Similar to all other hard drives in the computer, the PSU (Power Supply Unit) or SMPS (Switched Mode Power Supply) will also fail eventually, after a long run. A PSU will convert the alternate current from the outlet to direct current to the components of the computer. Things may get worse if your power supply fails to deliver proper energy to your computer. So you need to repair or replace the unit in time. Below are a few signs that indicate a PSU/SMPS failure.
Do not ignore if your computer suddenly restarts while running intensive or heavy resource applications or while playing high-end games. This may be connected to some other problems also, but check for it, and if you find everything else is perfect, you can presume that the culprit is the SMPS or PSU.
One of the major symptoms of PSU failure is the constant noise from the SMPS. This indicates that the fan bearings of your SMPS have been worn out and it can stop working anytime. After a while, the noisy fan will stop spinning at its original RPM or speed, resulting in the temperature rise in the components of SMPS. This will cause overheating that may damage your computer components severely.

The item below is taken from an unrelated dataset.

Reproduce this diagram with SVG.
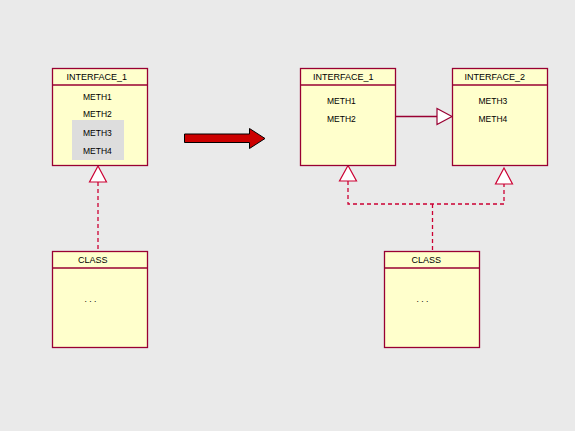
<svg xmlns="http://www.w3.org/2000/svg" width="575" height="431" viewBox="0 0 575 431">
<style>
.box{fill:#FFFFCC;stroke:#990033;stroke-width:1.3}
.sep{stroke:#990033;stroke-width:1.3}
.h{font-family:"Liberation Sans",Arial,sans-serif;font-size:9px;fill:#000}
.m{font-family:"Liberation Sans",Arial,sans-serif;font-size:8.5px;fill:#000}
.dash{fill:none;stroke:#CC0033;stroke-width:1.3;stroke-dasharray:4 3}
.solid{fill:none;stroke:#990033;stroke-width:1.3}
.tri{fill:#fff;stroke:#CC0033;stroke-width:1.2}
</style>
<rect width="575" height="431" fill="#EAEAEA"/>
<g id="connectors">
<path class="dash" d="M98 182 V252"/>
<polygon class="tri" points="98,166 89.5,182 106.5,182"/>
<path class="solid" d="M396 116.5 H437"/>
<polygon class="tri" points="452,116.5 437,108.5 437,124.5" style="stroke:#990033"/>
<path class="dash" d="M348 181 V204 H504 V184 M432.5 204 V252"/>
<polygon class="tri" points="348,165.5 339.5,181 356.5,181"/>
<polygon class="tri" points="504,168 495.5,184 512.5,184"/>
</g>
<g id="transform-arrow">
<polygon points="184.5,134 249.5,134 249.5,128.5 265,138.5 249.5,148.5 249.5,142.5 184.5,142.5" fill="#CC0000" stroke="#000" stroke-width="1"/>
</g>
<g id="left-interface1">
<rect class="box" x="52.5" y="68.5" width="95" height="97"/>
<line class="sep" x1="52.5" y1="85" x2="147.5" y2="85"/>
<text class="h" x="66.5" y="80">INTERFACE_1</text>
<rect x="72" y="120" width="52" height="40" fill="#DDDDDD"/>
<text class="m" x="83" y="99.5">METH1</text>
<text class="m" x="83" y="117">METH2</text>
<text class="m" x="83" y="135.5">METH3</text>
<text class="m" x="83" y="153.5">METH4</text>
</g>
<g id="left-class">
<rect class="box" x="52.5" y="251.5" width="95" height="96"/>
<line class="sep" x1="52.5" y1="268" x2="147.5" y2="268"/>
<text class="h" x="78" y="263">CLASS</text>
<text class="m" x="84.5" y="302">. . .</text>
</g>
<g id="right-interface1">
<rect class="box" x="300.5" y="68.5" width="95" height="97"/>
<line class="sep" x1="300.5" y1="85" x2="395.5" y2="85"/>
<text class="h" x="313" y="80">INTERFACE_1</text>
<text class="m" x="327" y="103.5">METH1</text>
<text class="m" x="327" y="122">METH2</text>
</g>
<g id="right-interface2">
<rect class="box" x="452.5" y="68.5" width="95" height="97"/>
<line class="sep" x1="452.5" y1="85" x2="547.5" y2="85"/>
<text class="h" x="464.5" y="80">INTERFACE_2</text>
<text class="m" x="478.5" y="103.5">METH3</text>
<text class="m" x="478.5" y="122">METH4</text>
</g>
<g id="right-class">
<rect class="box" x="384.5" y="251.5" width="95" height="96"/>
<line class="sep" x1="384.5" y1="268" x2="479.5" y2="268"/>
<text class="h" x="411.5" y="263">CLASS</text>
<text class="m" x="416.5" y="302">. . .</text>
</g>
</svg>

Another symptom is the hanging or freezing of the computer system. This can be because of many other reasons like low processor speed, low memory, etc. Still, you need to find the root cause of the issue, as this may also be because of a faulty power supply.
Causes of PSU Failure
Most of these issues arise because of an older power supply. Note that the capacitor will fail to hold the charge to its maximum level with time, and as a result, the efficiency of the power supply will degrade. Similarly, the efficiency of other components in the computer will also decrease with time.
Usually, the reasons for a faulty power supply include:
- Continuous voltage fluctuations;
- Improper power supply from mains power;
- Dirt, dust particles, or other foreign substances;
- Overheating; and
- Ventilation failures.
Tips to Maintain the SMPS in Good Condition
- Clean the fan vents using a soft brush or a low-pressure vacuum cleaner, once in a month.
- Do not overload your computer with components that consume high power; for instance, using a high-end graphics card with an SMPS of 400 watts. Upgrade you SMPS accordingly.
- Use a UPS to guard your PC against continuous voltage fluctuations, and allow proper airflow by placing your computer in a spacious room or cabinet.